A “public official” ․ is any person who acts for or on behalf of the United States, that is, a person who possesses some degree of official responsibility for carrying out a federal program or policy.   This includes someone who, acting for or on behalf of the government, either (a) makes official governmental decisions himself or herself, or (b) makes recommendations regarding official governmental decisions, or (c) processes or evaluates information for use by others in the making of official governmental decisions.

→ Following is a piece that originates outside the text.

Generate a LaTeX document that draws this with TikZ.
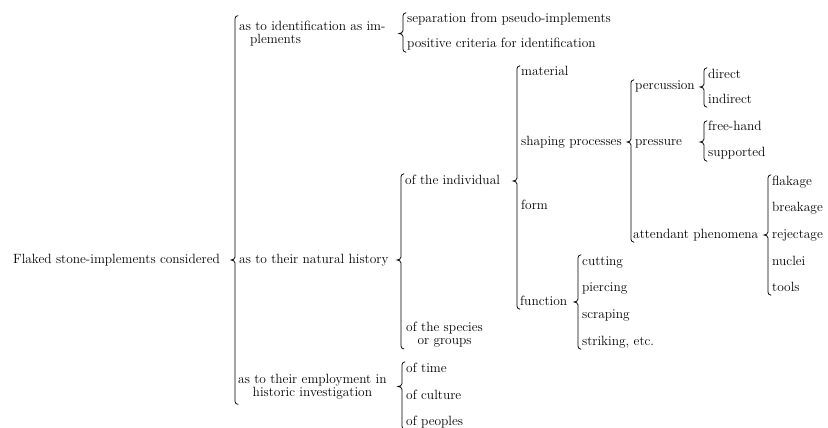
\documentclass[tikz,border=0pt]{standalone}
\usepackage{tikz}
\usetikzlibrary{calc}

%Klammer: Elternknoten, erstes Kind, letztes Kind
\newcommand{\gbrace}[4][1pt]{%
  \draw[brace] let \p1=(#3.north west), \p2=(#4.south west), \p3=(#2.east) in
    (\x1-1pt,\y1+#1) to[out=180,in=90] (\x1-4pt,\y1+#1-3pt)
    -- (\x1-4pt,\y3+3pt) to[out=-90,in=0] (\x1-8pt,\y3)
    to[out=0,in=90] (\x1-4pt,\y3-3pt)
    -- (\x1-4pt,\y2-#1+3pt) to[out=-90,in=180] (\x1-1pt,\y2-#1);}

\begin{document}
\begin{tikzpicture} [
    x=1pt, y=-1pt,
    every node/.style = { font=\fontsize{13.4}{13.3}\selectfont, inner sep=0pt, anchor=west},
    item/.style       = { text height=9pt, text depth=3pt},
    multi/.style      = { align=#1},
    brace/.style      = { draw=black, line width=0.75pt, line cap=round},
  ]
  \useasboundingbox (0,0) rectangle (828,428);

%Wurzel
  \node[item] (0a) at (13,260) {Flaked stone-implements considered};

%Ebene 1
  \node[multi=left]   (1a) at (239,33.5) {as to identification as im-\\\hspace*{11pt}plements};
  \node[item]         (1b) at (239,260)  {as to their natural history};
  \node[multi=center] (1c) at (238,386.5) {as to their employment in\\historic investigation};

%Ebene 2
  \node[item] (2a) at (407,20) {separation from pseudo-implements};
  \node[item] (2b) at (407,45) {positive criteria for identification};
  \node[item] (2c) at (405,181) {of the individual};
  \node[multi=center] (2d) at (406,335) {of the species\\or groups};
  \node[item] (2e) at (406,369) {of time};
  \node[item] (2f) at (406,396) {of culture};
  \node[item] (2g) at (406,422) {of peoples};

%Ebene 3
  \node[item] (3a) at (521,73)  {material};
  \node[item] (3b) at (521,142) {shaping processes};
  \node[item] (3c) at (521,206) {form};
  \node[item] (3d) at (520,302) {function};

%Ebene 4
  \node[item] (4a) at (635,87)  {percussion};
  \node[item] (4b) at (635,142) {pressure};
  \node[item] (4c) at (633,235) {attendant phenomena};
  \node[item] (4d) at (582,262) {cutting};
  \node[item] (4e) at (582,288) {piercing};
  \node[item] (4f) at (582,315) {scraping};
  \node[item] (4g) at (582,342) {striking, etc.};

%Ebene 5
  \node[item] (5a) at (708,75)  {direct};
  \node[item] (5b) at (708,100) {indirect};
  \node[item] (5c) at (708,128) {free-hand};
  \node[item] (5d) at (708,154) {supported};
  \node[item] (5e) at (772,182) {flakage};
  \node[item] (5f) at (772,208) {breakage};
  \node[item] (5g) at (772,235) {rejectage};
  \node[item] (5h) at (772,262) {nuclei};
  \node[item] (5i) at (772,288) {tools};

%Klammern
  \gbrace[5pt]{0a}{1a}{1c}
  \gbrace{1a}{2a}{2b}
  \gbrace{1b}{2c}{2d}
  \gbrace{1c}{2e}{2g}
  \gbrace{2c}{3a}{3d}
  \gbrace{3b}{4a}{4c}
  \gbrace{3d}{4d}{4g}
  \gbrace{4a}{5a}{5b}
  \gbrace{4b}{5c}{5d}
  \gbrace{4c}{5e}{5i}
\end{tikzpicture}
\end{document}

A “public official” need not be an employee of the federal government or of any government at all;  a person who acts for or on behalf of the federal government pursuant to a contract or other business relationship can be a “public official,” just as a government employee can be a “public official.”   The term “public official” thus includes an employee of a private corporation who acts for or on behalf of the federal government pursuant to a contract.

Record Excerpt 26 at 10.

Appellant asserts that examples (b) and (c) above are vague, open-ended, and left the jury no choice but to find him to be a public official.   We concede that these examples could be construed as overbroad.   When read in conjunction with the preceding language requiring the jury to find that Appellant possessed some official responsibility, however, we find that they accurately reflect the meaning of “public official” as we have construed that term above.   Accordingly, although the jury instructions may not be as precise as we would like, we cannot say that the district judge abused his discretion in this regard.


After careful consideration of the arguments presented on appeal, we conclude that Appellant is not entitled to relief.   Accordingly, we AFFIRM the findings of the district court.